Cerchiamo di rovesciare la domanda e chiediamoci non tanto quanto costa l’istruzione e la formazione, ma quanto rendono. Nella seconda metà degli anni Ottanta, elaborai, con George Psacharopoulos, allora alla London School of Economics, stime dei rendimenti finanziari privati (ossia agli individui) dell’istruzione universitaria in Italia: si viaggiava su tassi di rendimento finanziario attorno al 15% per chi completava il corso negli anni previsti. In queste e simili stime, i ricavi sono costituiti dal differenziale salariale (sull’arco dell’intera vita attiva) che si ottiene dal completamento del ciclo di studi. Più o meno nello stesso periodo, seguendo un metodo differente, Gilberto Antonelli dell’Università di Bologna ha stimato un tasso di rendimento finanziario del 5% per un anno di formazione.
Da allora molte cose sono cambiate: sono aumentati i numeri dei laureati e dei diplomati, c’è disoccupazione di lungo periodo anche tra chi ha studiato; c’è un forte appiattimento salariale. Per conto della Commissione europea, nel 2009 Angel de la Fuente (Instituto de Análisis Económico) e Antonio Ciccone (Universitat Pompeu Fabra) hanno costruito stime omogenee per i Paesi dell’Ue. In Italia l’istruzione presentava un tasso di rendimento finanziario privato del 6%. Era, quindi, un investimento di tutto rispetto.

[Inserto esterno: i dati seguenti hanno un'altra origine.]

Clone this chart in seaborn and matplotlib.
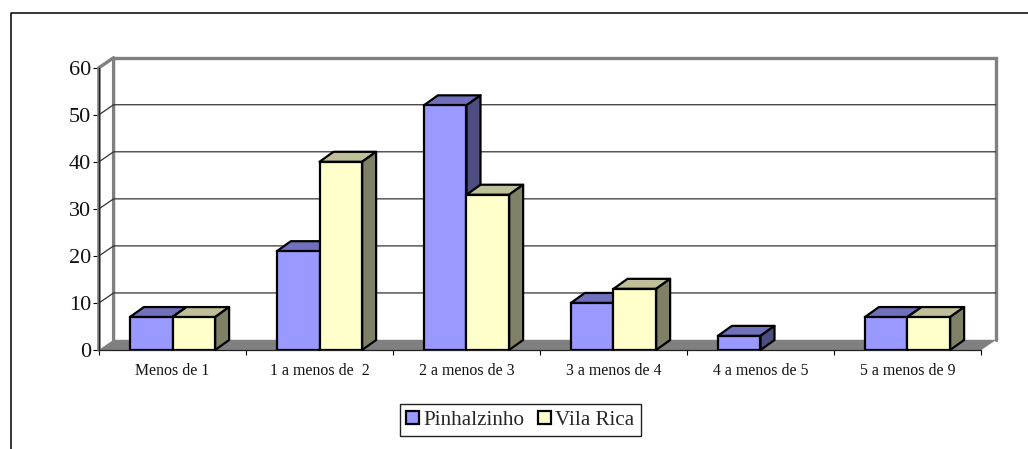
# coding: utf-8
import matplotlib
matplotlib.use('Agg')
import matplotlib.pyplot as plt
from matplotlib.lines import Line2D
from matplotlib.patches import Polygon
import pandas as pd
import seaborn as sns

categories = ['Menos de 1', '1 a menos de  2', '2 a menos de 3',
              '3 a menos de 4', '4 a menos de 5', '5 a menos de 9']
pinhalzinho = [7, 21, 52, 10, 3, 7]
vila_rica = [7, 40, 33, 13, 0, 7]
y_ticks = [0, 10, 20, 30, 40, 50, 60]

W, H = 1028, 449
GREY = '#808080'
EDGE = 1.6
SHADES = {'Pinhalzinho': ('#9999FF', '#7070BC', '#4D4D80'),
          'Vila Rica': ('#FFFFCC', '#BFBF99', '#808066')}

sns.set_style('white')
plt.rcParams['font.family'] = ['Liberation Serif', 'DejaVu Serif']

df = pd.DataFrame({
    'faixa': categories * 2,
    'valor': pinhalzinho + vila_rica,
    'local': ['Pinhalzinho'] * 6 + ['Vila Rica'] * 6,
})

fig = plt.figure(figsize=(W / 100, H / 100), dpi=100)
ax = fig.add_axes([99 / W, 1 - 350 / H, 882 / W, 282.3 / H])
sns.barplot(data=df, x='faixa', y='valor', hue='local', ax=ax, width=0.58, gap=0,
            palette={k: v[0] for k, v in SHADES.items()},
            edgecolor='black', linewidth=EDGE, saturation=1, errorbar=None, legend=True)
ax.set_xlim(-0.5, 5.5)
ax.set_ylim(0, 60)
ax.set_xlabel('')
ax.set_ylabel('')

# depth of the fake 3d, in data units
wall_x, wall_y = 14.6 / 147, 10 / 4.705
bar_x, bar_y = 14 / 147, 10 / 4.705

# floor and back wall
ax.add_patch(Polygon([(-0.5, 0), (5.5, 0), (5.5 + wall_x, wall_y), (-0.5 + wall_x, wall_y)],
                     closed=True, fc=GREY, ec=GREY, lw=0.3, clip_on=False, zorder=1))
x0, x1 = -0.5 + wall_x, 5.5 + wall_x
ax.plot([-0.5, -0.5], [0, 60], color=GREY, lw=2.6, clip_on=False, zorder=1)
ax.plot([-0.5, x0, x0], [60, 60 + wall_y, wall_y], color=GREY, lw=2.4, clip_on=False, zorder=1)
ax.plot([x0, x1, x1], [60 + wall_y, 60 + wall_y, wall_y], color=GREY, lw=2.4,
        clip_on=False, zorder=1, solid_joinstyle='miter')
for v in y_ticks[1:-1]:
    ax.plot([-0.5, x0, x1], [v, v + wall_y, v + wall_y], color='#333333', lw=0.9,
            clip_on=False, zorder=1.5)

# side and top faces for every bar
for i, (name, container) in enumerate(zip(['Pinhalzinho', 'Vila Rica'], ax.containers)):
    _, top_c, side_c = SHADES[name]
    for bar in container:
        h = bar.get_height()
        if h == 0:
            bar.set_visible(False)
            continue
        l, r = bar.get_x(), bar.get_x() + bar.get_width()
        z = 3 + 2 * i
        ax.add_patch(Polygon([(l, h), (r, h), (r + bar_x, h + bar_y), (l + bar_x, h + bar_y)],
                             closed=True, fc=top_c, ec='black', lw=EDGE, clip_on=False,
                             zorder=z, joinstyle='round'))
        ax.add_patch(Polygon([(r, 0), (r + bar_x, bar_y), (r + bar_x, h + bar_y), (r, h)],
                             closed=True, fc=side_c, ec='black', lw=EDGE, clip_on=False,
                             zorder=z, joinstyle='round'))
        bar.set_zorder(z + 1)

sns.despine(ax=ax, top=True, right=True, left=False, bottom=False)
for side in ['left', 'bottom']:
    ax.spines[side].set_color('#222222')
    ax.spines[side].set_linewidth(0.9)
    ax.spines[side].set_zorder(2)

ax.set_yticks(y_ticks)
ax.tick_params(axis='y', length=4.5, width=0.8, color='black', labelsize=16, pad=1,
               left=True, labelcolor='#111111')
ax.set_xticks(range(6))
ax.set_xticklabels(categories)
ax.tick_params(axis='x', which='major', length=0, labelsize=11.4, pad=9.5, labelcolor='#111111')
ax.set_xticks([i - 0.5 for i in range(7)], minor=True)
ax.tick_params(axis='x', which='minor', bottom=True, length=3.8, width=0.8, color='black')

handles, labels = ax.get_legend_handles_labels()
leg = ax.legend(handles, labels, loc='center', ncol=2, bbox_to_anchor=(520.2 / W, 1 - 420.2 / H),
                bbox_transform=fig.transFigure, fontsize=15.2, frameon=True, fancybox=False,
                edgecolor='#222222', framealpha=1, handlelength=0.62, handleheight=0.62,
                handletextpad=0.22, columnspacing=0.62, borderpad=0.3, borderaxespad=0)
leg.get_frame().set_linewidth(1.0)
leg.set_zorder(10)

# outer frame, cut at the bottom and the right
fig.add_artist(Line2D([11 / W, 11 / W, 1], [0, 1 - 12.5 / H, 1 - 12.5 / H], color='black', lw=1.1))

fig.savefig('out.png', dpi=100)
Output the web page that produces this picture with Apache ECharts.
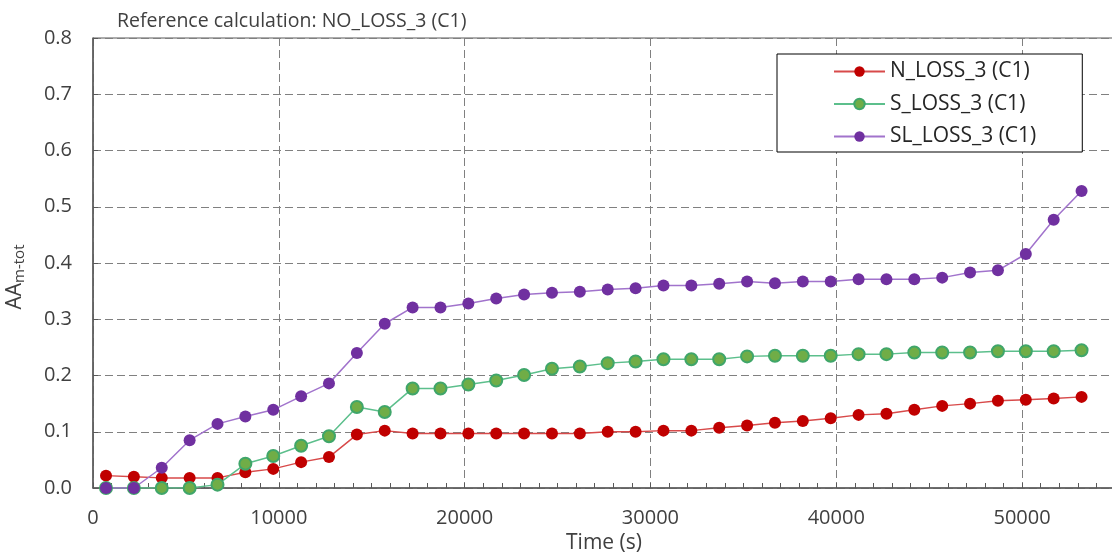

Nel 2016, George Psacharopoulos e Harry Antony Patrinos hanno pubblicato, in una collana della Banca Mondiale, stime dei rendimenti privati (agli individui) e sociali (alla società) dell’istruzione per tutti i Paesi che fanno parte delle istituzioni create a Bretton Woods secondo un metodo omogeneo: per l’Italia i rendimenti privati si ponevano sul 9,5% e quelli sociali sull’8,5%. In breve, andare a scuola e in formazione non rende bene solo a chi ci va, ma ancora di più al resto della società.
Un passo significativo verso una stima, in termini di interdipendenze (ossia degli effetti degli “istruiti” sugli altri) viene da un’analisi pionieristica di Piero Cipollone e Alfonso Rosolia della Banca d’Italia, e il cui metodo può essere applicato ad altri settori del capitale umano (quale la salute) e del capitale sociale. Cipollone è, oggi, uno degli esperti (a titolo gratuito) presso il Gabinetto del Presidente del Consiglio: merita di essere ascoltato.